His main home is in Paris, but about once a fortnight he comes to London, usually on business concerning Christie’s, which he bought 12 years ago. His spare time in the English capital is spent wandering the galleries.
But not the obvious ones around Cork Street; more usually those in the city’s less glamorous, eastern neighbourhoods of Bethnal Green and Hoxton.
The gallery staff there would not even know who he was. “I like to be anonymous,” he says. “Just to wander around. I don’t have spies, as I like to see for myself.”
Pinault began to collect art at about the same time as he was starting his business empire—initially a Breton timber firm that he took over from his father. His early purchases were from the Pont Aven school, such as Paul Sérusier, a friend of Gauguin, and then a Mondrian, which was his first major work.
He sees himself very much as a buyer and not a dealer. When I said that Charles Saatchi is often criticised for being primarily a dealer, who is always buying and selling, rather than being a long-term collector, Pinault, diplomatically, refused to be drawn. “I don’t want to judge Charles Saatchi.”
In fact Pinault, whose son François-Henri, is now the day-to-day chief executive of their main holding company, PPR, very rarely sells. “I did let go of one Mondrian quite recently. A bit sad, but, look, I can’t print money, so I have to sell occasionally. There is a finite pot. But I never sell contemporary art.”
It is contemporary art that enthuses Pinault, and the relationships with those artists that excite him. He cites Koons, Rudolf Stingel, Kristin Baker, the 34 year-old New York pop artist, as well as Fischli and Weiss, as particular friends with whom he likes to chat.
“Occasionally I will commission some works too, but I’m mainly buying.” Of course, Pinault knows full well that if he buys a comparative unknown, their reputation and value will rise.

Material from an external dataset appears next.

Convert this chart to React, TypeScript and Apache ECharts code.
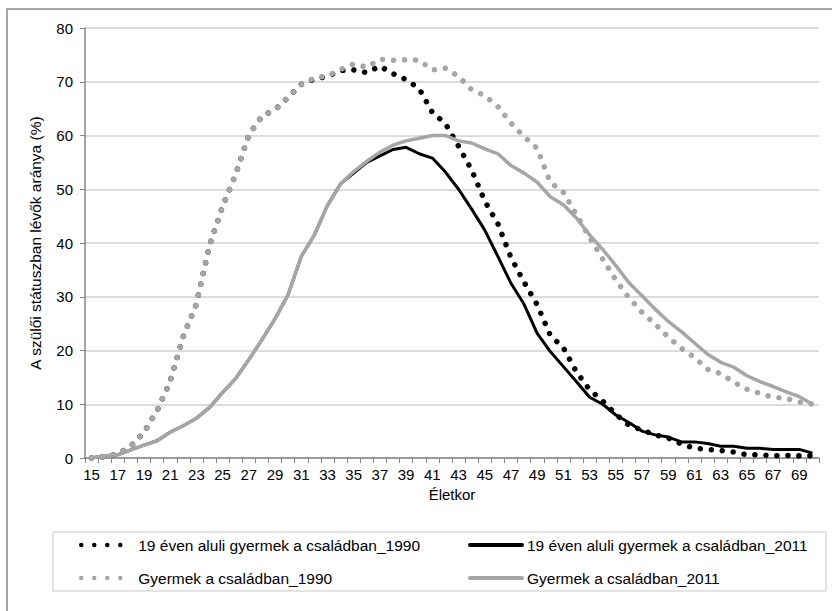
import React, { useEffect, useRef } from "react";
import * as echarts from "echarts";

const ages = [
  "15","16","17","18","19","20","21","22","23","24","25","26","27","28","29","30",
  "31","32","33","34","35","36","37","38","39","40","41","42","43","44","45","46",
  "47","48","49","50","51","52","53","54","55","56","57","58","59","60","61","62",
  "63","64","65","66","67","68","69","70",
];

const under19_1990 = [
  0, 0.2, 0.8, 2.2, 4.8, 8.8, 14.3, 22.6, 28.7, 39.6, 46.8, 52.8, 60.1, 63.6, 64.8, 67.1,
  69.5, 70.5, 71.0, 72.1, 72.2, 71.7, 72.9, 71.5, 70.4, 68.7, 64.3, 62.2, 58.0, 53.6, 47.8, 43.6,
  37.3, 32.7, 28.5, 22.8, 20.5, 16.0, 12.7, 10.6, 8.1, 6.1, 5.2, 4.3, 3.7, 2.6, 1.8, 1.6,
  1.4, 1.1, 0.6, 0.6, 0.4, 0.5, 0.4, 0.4,
];

const under19_2011 = [
  0, 0.4, 0.6, 1.5, 2.4, 3.2, 4.8, 6.0, 7.4, 9.4, 12.2, 14.8, 18.3, 22.0, 25.9, 30.4,
  37.5, 41.5, 47.0, 51.0, 53.0, 55.0, 56.2, 57.4, 57.8, 56.6, 55.8, 53.2, 50.0, 46.3, 42.4, 37.5,
  32.5, 28.6, 23.2, 19.8, 17.0, 14.2, 11.3, 10.0, 8.0, 6.6, 5.0, 4.3, 3.9, 3.0, 3.0, 2.7,
  2.2, 2.2, 1.8, 1.8, 1.6, 1.6, 1.6, 0.9,
];

const child_1990 = [
  0, 0.2, 0.8, 2.2, 4.8, 8.8, 14.3, 22.6, 28.7, 39.6, 46.8, 52.8, 60.1, 63.6, 64.8, 67.1,
  69.5, 70.7, 71.1, 72.3, 73.3, 72.7, 74.2, 74.0, 74.1, 74.0, 72.2, 72.5, 71.0, 68.5, 67.4, 65.4,
  62.3, 59.8, 57.6, 51.3, 49.4, 45.2, 41.0, 37.0, 33.1, 29.8, 27.1, 24.9, 22.5, 20.4, 18.7, 16.5,
  15.7, 14.1, 12.8, 12.0, 11.3, 11.1, 10.4, 10.0,
];

const child_2011 = [
  0, 0.4, 0.6, 1.5, 2.4, 3.2, 4.8, 6.0, 7.4, 9.4, 12.2, 14.8, 18.3, 22.0, 25.9, 30.4,
  37.5, 41.5, 47.0, 51.0, 53.3, 55.2, 56.9, 58.2, 59.0, 59.5, 60.0, 60.0, 59.0, 58.6, 57.5, 56.6,
  54.4, 53.0, 51.3, 48.6, 47.1, 44.6, 41.5, 38.8, 35.8, 32.6, 30.2, 27.7, 25.4, 23.5, 21.4, 19.3,
  17.8, 16.9, 15.3, 14.2, 13.3, 12.3, 11.4, 10.0,
];

const seriesNames = [
  "19 éven aluli gyermek a családban_1990",
  "19 éven aluli gyermek a családban_2011",
  "Gyermek a családban_1990",
  "Gyermek a családban_2011",
];

const FONT = "Liberation Sans, Arial, sans-serif";
const GRAY = "#A6A6A6";

export default function App() {
  const ref = useRef<HTMLDivElement>(null);

  useEffect(() => {
    if (!ref.current) return;
    const chart = echarts.init(ref.current, undefined, { renderer: "svg" });
    const dotStyle = (color: string) => ({
      color,
      width: 5.5,
      type: [0.01, 11] as any,
      cap: "round" as const,
    });
    const legendCommon = {
      orient: "vertical" as const,
      padding: 0,
      itemWidth: 52,
      itemHeight: 16,
      itemGap: 17,
      itemStyle: { opacity: 0 },
      textStyle: { fontFamily: FONT, fontSize: 15.5, color: "#000", lineHeight: 16 },
    };
    chart.setOption({
      animation: false,
      backgroundColor: "#fff",
      textStyle: { fontFamily: FONT },
      grid: { left: 85, right: 13, top: 28, bottom: 153, containLabel: false },
      graphic: [
        {
          type: "rect",
          shape: { x: 7, y: 9, width: 840, height: 620 },
          style: { fill: "none", stroke: "#888", lineWidth: 1.5 },
          silent: true,
        },
        {
          type: "rect",
          shape: { x: 53, y: 532, width: 773, height: 59 },
          style: { fill: "none", stroke: "#C8C8C8", lineWidth: 1 },
          silent: true,
        },
      ],
      legend: [
        {
          ...legendCommon,
          left: 79,
          top: 537,
          lineStyle: { width: 4.5, cap: "round", type: [0.01, 13] },
          data: [seriesNames[0], seriesNames[2]],
        },
        {
          ...legendCommon,
          left: 468,
          top: 537,
          lineStyle: { width: 4, cap: "round" },
          data: [seriesNames[1], seriesNames[3]],
        },
      ],
      xAxis: {
        type: "category",
        data: ages,
        boundaryGap: true,
        name: "Életkor",
        nameLocation: "middle",
        nameGap: 26,
        nameTextStyle: { fontFamily: FONT, fontSize: 15, color: "#000" },
        axisLine: { lineStyle: { color: "#868686", width: 1.5 } },
        axisTick: { show: true, interval: 0, length: 5, lineStyle: { color: "#868686" } },
        axisLabel: { interval: 1, fontFamily: FONT, fontSize: 15, color: "#000", margin: 9 },
        splitLine: { show: false },
      },
      yAxis: {
        type: "value",
        min: 0,
        max: 80,
        interval: 10,
        name: "A szülői státuszban lévők aránya (%)",
        nameLocation: "middle",
        nameGap: 42,
        nameTextStyle: { fontFamily: FONT, fontSize: 15.5, color: "#000" },
        axisLine: { show: true, lineStyle: { color: "#868686", width: 1.5 } },
        axisTick: { show: true, length: 5, lineStyle: { color: "#868686" } },
        axisLabel: { fontFamily: FONT, fontSize: 15, color: "#000", margin: 12 },
        splitLine: { show: true, lineStyle: { color: "#D0D0D0", width: 1.5 } },
      },
      series: [
        {
          name: seriesNames[0],
          type: "line",
          data: under19_1990,
          symbol: "none",
          lineStyle: dotStyle("#000"),
          itemStyle: { color: "#000" },
          z: 2,
        },
        {
          name: seriesNames[1],
          type: "line",
          data: under19_2011,
          symbol: "none",
          lineStyle: { color: "#000", width: 3 },
          itemStyle: { color: "#000" },
          z: 3,
        },
        {
          name: seriesNames[2],
          type: "line",
          data: child_1990,
          symbol: "none",
          lineStyle: dotStyle(GRAY),
          itemStyle: { color: GRAY },
          z: 4,
        },
        {
          name: seriesNames[3],
          type: "line",
          data: child_2011,
          symbol: "none",
          lineStyle: { color: GRAY, width: 3.5 },
          itemStyle: { color: GRAY },
          z: 5,
        },
      ],
    });
    return () => chart.dispose();
  }, []);

  return (
    <div
      ref={ref}
      style={{ position: "absolute", left: 0, top: 0, width: 832, height: 611 }}
    />
  );
}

He was amused that during June when his new Venice gallery opened, some enterprising “unknown” hung a banner opposite the Dogana stating: “Please buy my work Mr Pinault.”
It amused him because it showed enterprise. “In the life of an entrepreneur, taking risks are omnipresent,” he explains. “Except that in the case of art, emotion is vital while in business it is generally considered suspect. An art collector also decides things freely for himself.”
Such a luxury is not usually available for the businessman, beholden to a board and shareholders. When buying art, though, it is his own money and he is a free man. He makes his own choices although he is also advised by the American curator Alison Gingeras, who has been very much involved installing the art at Dogana and, perhaps too, steering Pinault towards younger, not-so-well-known artists.
This adventurous collecting spirit is at odds in many ways with Pinault’s natural conservatism, certainly when it comes to his politics. And, despite having many socialite friends, more so now through his more outgoing son who is married to the actress Salma Hayek, he is not a natural party-goer, preferring a one-to-one chat.
Pinault will, publicly at least, rarely pronounce on rows that inevitably affect both his business life and his art collecting. He and Tom Ford fell out three years after Pinault bought the luxury goods firm Gucci. Ford left, but Pinault will not openly criticise him.
Owning Christie’s has had its ups and downs—the “ups” being the many years of profits from the booming art market from 2002 to 2007, and the “downs” including the massive storm over the commission-fixing with Sotheby’s, which became public in 2000, just two years after Pinault bought Christie’s. More recently there has been the downturn in the auction market because of the recession.
But Pinault puts a brave face on business at Christie’s and the art market. “The hype around the art market and bumper sales has gone. We have had a correction in the market because the hedge fund managers got into trouble. They artificially created a market. In part, the inflation of the art market in recent years was fuelled by what I call the new collectors who considered art primarily as an investment rather than a true passion. Now the real collectors are back.”
Like Pinault? “Yes, the recession can be a good time to buy. There is less speculation now. It is healthier.” But who is talking? The voice of the collector or the boss of Christie’s?